ここらで眺めのいい場所を選んで昼食としよう。


尾瀬沼まで来たのだから昼食は燧ヶ岳が一望できる場所がいい。
まずは展望デッキからの眺めを楽しんで、、、


昔の長蔵小屋に移動してベンチに陣取って昼食とした。
尾瀬沼に来たらやはりこの眺めを見るに限る。
ピークは左から赤ナグレ岳(2249m)、柴安嵓(2356m)、俎嵓(2345m)。


尾瀬沼で20分ほど休憩した後、元来た道を引き返した。
そうだ、あの小高い丘の上に行ってみよう。


尾瀬開拓の祖と言われる平野家代々の墓を訪ねた。
墓は長蔵小屋そして尾瀬沼を向いて建てられている。


元の木道に戻り大江湿原を歩く。
間もなく、林間に入る。


沼山峠を通過


沼山峠休憩所が見えてきた。
さて、ここからのルートだが、車を置いた七入の駐車場に戻るには3つの方法がある。
同じ道を引き返す、路線バスで御池を経て七入で降りる、バスを御池で降りて七入まで歩く、という方法である。
往路で沼田街道を、復路で御池古道を歩くつもりで計画を組んだので、選択肢は3番目の御池から七入まで歩くということになる。
ただし、ここ沼山峠休憩所から御池へは距離が8キロもあるので歩くのは困難だ。
その区間だけバスを利用しよう。


沼山峠休憩所から御池を経て、七入、さらには会津高原尾瀬口駅を経て会津田島駅まで行くバスが間もなく発車の時刻を迎えていた。
待ち時間5分という運の良さだった。
ちなみに現在、マイカーは御池より先(ここ)へは行くことができない。
路線バスかシャトルバスを利用しないとここまで来ることができないが、今から35年くらい前だとバス停となっているここまでマイカーで来ることができ、その当時管理人は車をここに駐めて家族5人で尾瀬沼へ行ったことがある。
その当時の面影がわずかに残っているこのバス停を懐かしく思う。


路線バスを御池で降り(¥600)、ここから七入まで御池古道を歩くつもりだが、入口がわからない。
そこで売店に入って尋ねると御池ロッジ(村営の宿泊施設)の裏手が入口になっているとの答を得た。

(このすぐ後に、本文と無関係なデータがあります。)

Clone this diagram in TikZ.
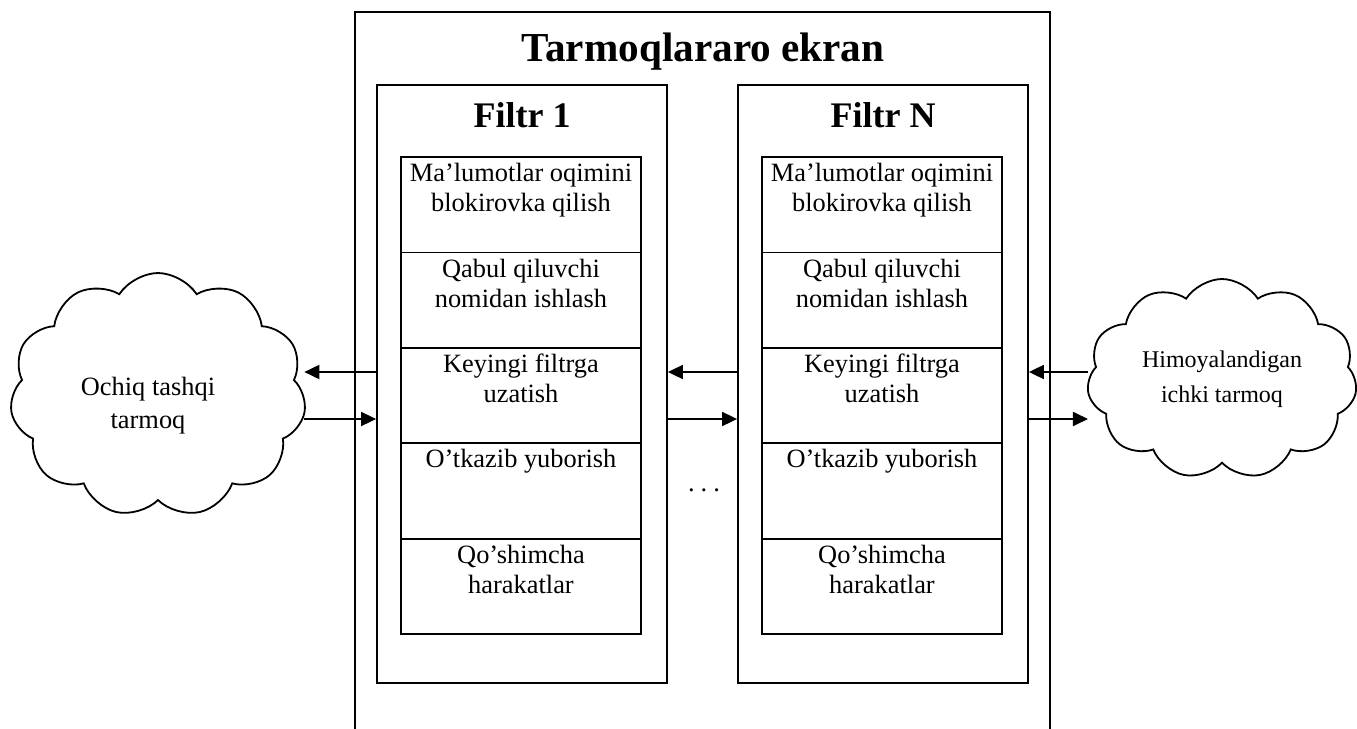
\documentclass[tikz,border=0pt]{standalone}
\usepackage{fontspec}
\setmainfont{Liberation Serif}
\usetikzlibrary{arrows.meta,positioning,shapes.symbols}

\begin{document}
\begin{tikzpicture}[x=0.5pt,y=-0.5pt,line width=0.9pt,>={Triangle[length=7.5pt,width=7pt]},
  every node/.style={font=\fontsize{13.2}{15}\selectfont,align=center},
  filtr/.style={draw,minimum width=145pt,minimum height=299pt,inner sep=0pt},
  cell/.style={draw,minimum width=120pt,minimum height=47.7pt,inner sep=0pt},
  celltxt/.style={anchor=north,inner sep=3.2pt},
  ftitle/.style={font=\fontsize{18}{20}\selectfont\bfseries,anchor=base},
  net/.style={draw,cloud,cloud puffs=11,cloud puff arc=115,cloud ignores aspect,inner sep=0pt}]
\useasboundingbox (0,0) rectangle (1357,729);
% outer frame
\draw (355,729) -- (355,12) -- (1050,12) -- (1050,729);
\node[ftitle,font=\fontsize{20.6}{22}\selectfont\bfseries] (ekran) at (703,61) {Tarmoqlararo ekran};
\node[filtr] (f1) at (522,384) {};\node[filtr] (fn) at (883,384) {};
\node[ftitle] (f1t) at (522,127) {Filtr 1};\node[ftitle] (fnt) at (883,127) {Filtr N};
\foreach \txt [count=\i from 0] in {{Ma’lumotlar oqimini\\blokirovka qilish},{Qabul qiluvchi\\nomidan ishlash},{Keyingi filtrga\\uzatish},{O’tkazib yuborish},{Qo’shimcha\\harakatlar}}{
  \node[cell,label={[celltxt]north:\txt}] (a\i) at (521,{204.7+95.4*\i}) {};
  \node[cell,label={[celltxt]north:\txt}] (b\i) at (882,{204.7+95.4*\i}) {};
}
\node (dots) at (704,490) {.\hspace{3pt}.\hspace{3pt}.};
% networks
\node[net,minimum width=148pt,minimum height=122pt] (ochiq) at (158,395) {};
\node[font=\fontsize{13.2}{16.5}\selectfont] (ochiqtxt) at (148,406) {Ochiq tashqi\\tarmoq};
\node[net,minimum width=135pt,minimum height=100pt,font=\fontsize{12}{17.5}\selectfont] (ichki) at (1222,379) {Himoyalandigan\\ichki tarmoq};
\draw[->] (f1.west |- 0,372) -- (ochiq.east |- 0,372);\draw[->] (ochiq.east |- 0,419) -- (f1.west |- 0,419);
\draw[->] (fn.west |- 0,372) -- (f1.east |- 0,372);\draw[->] (f1.east |- 0,419) -- (fn.west |- 0,419);
\draw[->] (ichki.west |- 0,372) -- (fn.east |- 0,372);\draw[->] (fn.east |- 0,419) -- (ichki.west |- 0,419);
\end{tikzpicture}
\end{document}
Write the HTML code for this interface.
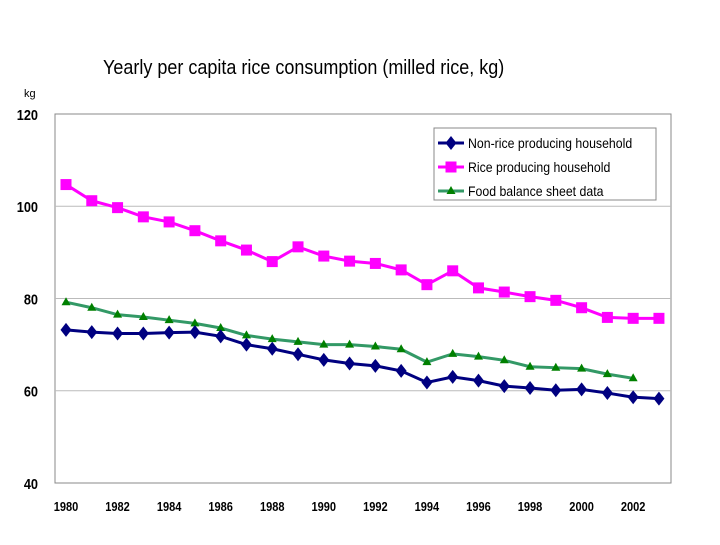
<!DOCTYPE html>
<html><head><meta charset="utf-8"><style>
body{margin:0;background:#fff;width:720px;height:540px;overflow:hidden}
svg text{font-family:"Liberation Sans",sans-serif}
</style></head><body>
<svg width="720" height="540" id="c">
<text x="103" y="74" font-size="20" transform="scale(0.9,1)" transform-origin="103 74">Yearly per capita rice consumption (milled rice, kg)</text>
<text x="24" y="97" font-size="11">kg</text>
<rect x="55" y="114" width="616" height="369" fill="none" stroke="#888"/>
<g id="grid"></g><g id="series"></g>
<g>
<rect x="434" y="128" width="222" height="72" fill="#fff" stroke="#888"/>
</g>
</svg>
<script>
const years=[1980,1981,1982,1983,1984,1985,1986,1987,1988,1989,1990,1991,1992,1993,1994,1995,1996,1997,1998,1999,2000,2001,2002,2003];
const nonRice=[73.2,72.7,72.4,72.4,72.6,72.7,71.8,70,69.1,67.9,66.7,65.9,65.4,64.3,61.8,63,62.2,61,60.6,60.1,60.3,59.5,58.6,58.3];
const riceProd=[104.7,101.2,99.7,97.7,96.6,94.7,92.5,90.5,88,91.2,89.2,88.1,87.6,86.2,83,86,82.3,81.4,80.4,79.6,78,75.9,75.7,75.7];
const foodBal=[79.2,78,76.5,76,75.3,74.6,73.6,72,71.2,70.6,70,70,69.6,69,66.2,68,67.4,66.6,65.2,65,64.8,63.6,62.7];
const yTicks=[40,60,80,100,120];
const xTicks=[1980,1982,1984,1986,1988,1990,1992,1994,1996,1998,2000,2002];
const NS="http://www.w3.org/2000/svg";
const X=y=>66+(y-1980)*25.78;
const Y=v=>483-(v-40)*4.6125;
function mk(t,a,p){const e=document.createElementNS(NS,t);for(const k in a)e.setAttribute(k,a[k]);p.appendChild(e);return e;}
const g=document.getElementById('grid'),s=document.getElementById('series'),svg=document.getElementById('c');
yTicks.forEach(v=>{
 if(v>40&&v<120){const l=mk('line',{x1:55,x2:671,y1:Y(v),y2:Y(v),stroke:'#bbb'},g);
 
 }
 const t=mk('text',{x:38,y:Y(v)+6,'font-size':15,'text-anchor':'end','font-weight':'bold',transform:'scale(0.85,1)','transform-origin':'38 '+(Y(v)+6)},svg);t.textContent=v;
 
 
});
xTicks.forEach(yr=>{
 const t=mk('text',{x:X(yr),y:511,'font-size':13,'text-anchor':'middle','font-weight':'bold',transform:'scale(0.85,1)','transform-origin':X(yr)+' 511'},svg);t.textContent=yr;
 
 
});
function marker(type,x,y,c,p){
 if(type==='d')return mk('polygon',{points:`${x},${y-7} ${x+5.5},${y} ${x},${y+7} ${x-5.5},${y}`,fill:c},p);
 if(type==='s')return mk('rect',{x:x-5.5,y:y-5.5,width:11,height:11,fill:c},p);
 return mk('polygon',{points:`${x},${y-5} ${x+4.5},${y+3} ${x-4.5},${y+3}`,fill:c},p);
}
function series(vals,color,line,type,name){
 const gg=mk('g',{},s);
 
 
 mk('polyline',{points:vals.map((v,i)=>X(years[i])+','+Y(v)).join(' '),fill:'none',stroke:line,'stroke-width':3},gg);
 vals.forEach((v,i)=>{const m=marker(type,X(years[i]),Y(v),color,gg);
  
  });
}
series(foodBal,'#008000','#339966','t','food-balance-series');
series(nonRice,'#000080','#000080','d','non-rice-series');
series(riceProd,'#ff00ff','#ff00ff','s','rice-producing-series');
const leg=[['Non-rice producing household','#000080','#000080','d'],['Rice producing household','#ff00ff','#ff00ff','s'],['Food balance sheet data','#008000','#339966','t']];
leg.forEach((e,i)=>{
 const y=143+i*24;
 const gg=mk('g',{},svg);
 
 
 mk('line',{x1:438,x2:464,y1:y,y2:y,stroke:e[2],'stroke-width':3},gg);
 marker(e[3],451,y,e[1],gg);
 const t=mk('text',{x:468,y:y+5,'font-size':14,transform:'scale(0.88,1)','transform-origin':'468 '+(y+5)},gg);t.textContent=e[0];
});
</script>
</body></html>
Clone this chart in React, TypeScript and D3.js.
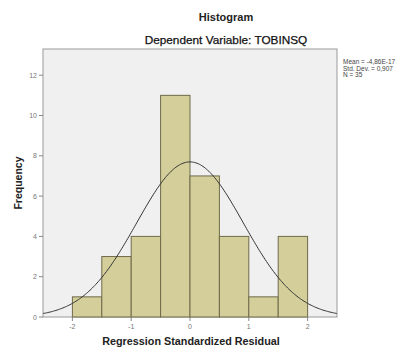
import React from 'react';
import * as d3 from 'd3';

const binEdges = [-2, -1.5, -1, -0.5, 0, 0.5, 1, 1.5, 2];
const counts = [1, 3, 4, 11, 7, 4, 1, 4];
const xTicks = [-2, -1, 0, 1, 2];
const yTicks = [0, 2, 4, 6, 8, 10, 12];
const stats = ['Mean = -4,86E-17', 'Std. Dev. = 0,907', 'N = 35'];
const mean = 0;
const sd = 0.907;
const n = 35;

const W = 401;
const H = 350;
const m = { left: 43, right: 64, top: 49, bottom: 33 };

export default function App() {
  const x = d3.scaleLinear().domain([-2.5, 2.5]).range([m.left, W - m.right]);
  const y = d3.scaleLinear().domain([0, 13.3]).range([H - m.bottom, m.top]);
  const bw = binEdges[1] - binEdges[0];

  const curvePts = d3.range(-2.5, 2.5001, 0.02).map((v) => {
    const pdf = Math.exp(-((v - mean) ** 2) / (2 * sd * sd)) / (sd * Math.sqrt(2 * Math.PI));
    return [v, n * bw * pdf] as [number, number];
  });
  const line = d3.line<[number, number]>().x((d) => x(d[0])).y((d) => y(d[1])).curve(d3.curveBasis);

  const font = '"Liberation Sans", Arial, sans-serif';

  return (
    <svg width={W} height={H} style={{ position: 'absolute', left: 0, top: 0, background: '#fff' }} fontFamily={font}>
      <text x={226} y={21} textAnchor="middle" fontSize={11} fontWeight="bold" fill="#222">Histogram</text>
      <text x={226} y={44} textAnchor="middle" fontSize={11.8} fill="#111" stroke="#111" strokeWidth={0.25}>Dependent Variable: TOBINSQ</text>

      <rect x={m.left} y={m.top} width={W - m.left - m.right} height={H - m.top - m.bottom} fill="#f0f0f0" stroke="#9a9a9a" strokeWidth={1} />

      {counts.map((c, i) => (
        <rect key={i} x={x(binEdges[i])} y={y(c)} width={x(binEdges[i + 1]) - x(binEdges[i])} height={y(0) - y(c)}
          fill="#d4cf9a" stroke="#6e6a4a" strokeWidth={1} />
      ))}

      <path d={line(curvePts) || ''} fill="none" stroke="#333" strokeWidth={1} />

      {yTicks.map((t) => (
        <g key={t}>
          <line x1={m.left - 4} x2={m.left} y1={y(t)} y2={y(t)} stroke="#888" />
          <text x={m.left - 6} y={y(t) + 2.5} textAnchor="end" fontSize={7} fill="#777">{t}</text>
        </g>
      ))}
      {xTicks.map((t) => (
        <g key={t}>
          <line x1={x(t)} x2={x(t)} y1={H - m.bottom} y2={H - m.bottom + 4} stroke="#888" />
          <text x={x(t)} y={H - m.bottom + 12} textAnchor="middle" fontSize={7} fill="#777">{t}</text>
        </g>
      ))}

      <text x={191} y={345} textAnchor="middle" fontSize={10.8} fontWeight="bold" fill="#222">Regression Standardized Residual</text>
      <text transform={`translate(22,${(m.top + H - m.bottom) / 2}) rotate(-90)`} textAnchor="middle" fontSize={10.5} fontWeight="bold" fill="#222">Frequency</text>

      {stats.map((s, i) => (
        <text key={i} x={343} y={64 + i * 6.5} fontSize={6.5} fill="#444">{s}</text>
      ))}
    </svg>
  );
}
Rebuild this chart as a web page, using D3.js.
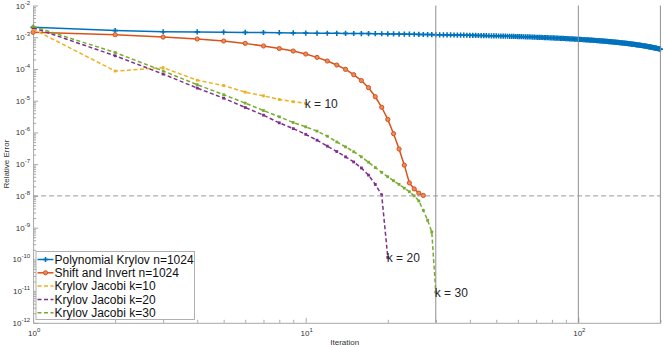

なるほど、表からだとわからないが、こんなところに木道があった。


さあ、御池古道とはどんな道なのか楽しみ。


なかなかいいではないか。
沼田街道は山道だがこちらはほぼ平坦といっていい。


沼田街道にはなかった湿原もある。


沼田街道のブナ林も見事だったがこちらも凄い!


すごいブナだなぁ!


こちらはミズナラ。
これも貫禄がある。


見事としかいいようのない広大なブナ林に目を見張るだけ。


黄葉のトンネルを歩く。
これが国道から5メートルと離れていないとは凄いもんだ。


すぐ脇を走る国道352号線。
シーズン外れとあって車はほとんど通らない。


実にきれいに色づいたブナの葉。


オオモミジ


ここで一旦、国道に出るが、その距離わずか5メートル。
ここから再び林の中へ。


ブナ林は続くが飽きることのない景色だ。


御池古道も3/4ほど歩き、モーカケの滝と出合う。
展望デッキがあり、滝を遠くから眺める。


展望デッキ下のオガラバナ


同じくカエデ類の紅葉


展望デッキを離れて七入へ向かって行く。


なんとなく人工的に整備されているような道に変わった。
駐車場が近いのかもわからない。


幼木なのか目の高さにあるブナ。
陽の当たる部分の葉は朱色に、上にある葉の陰になっている部分は黄色と、これが自然の妙味というものなのだろう。


ここで沼田街道と交わり、御池古道は終わる。


七入駐車場は朝と同じく、管理人の車だけ。
6泊7日の車中泊の旅も今日が最後、これから日光まで3時間かけて戻ろう。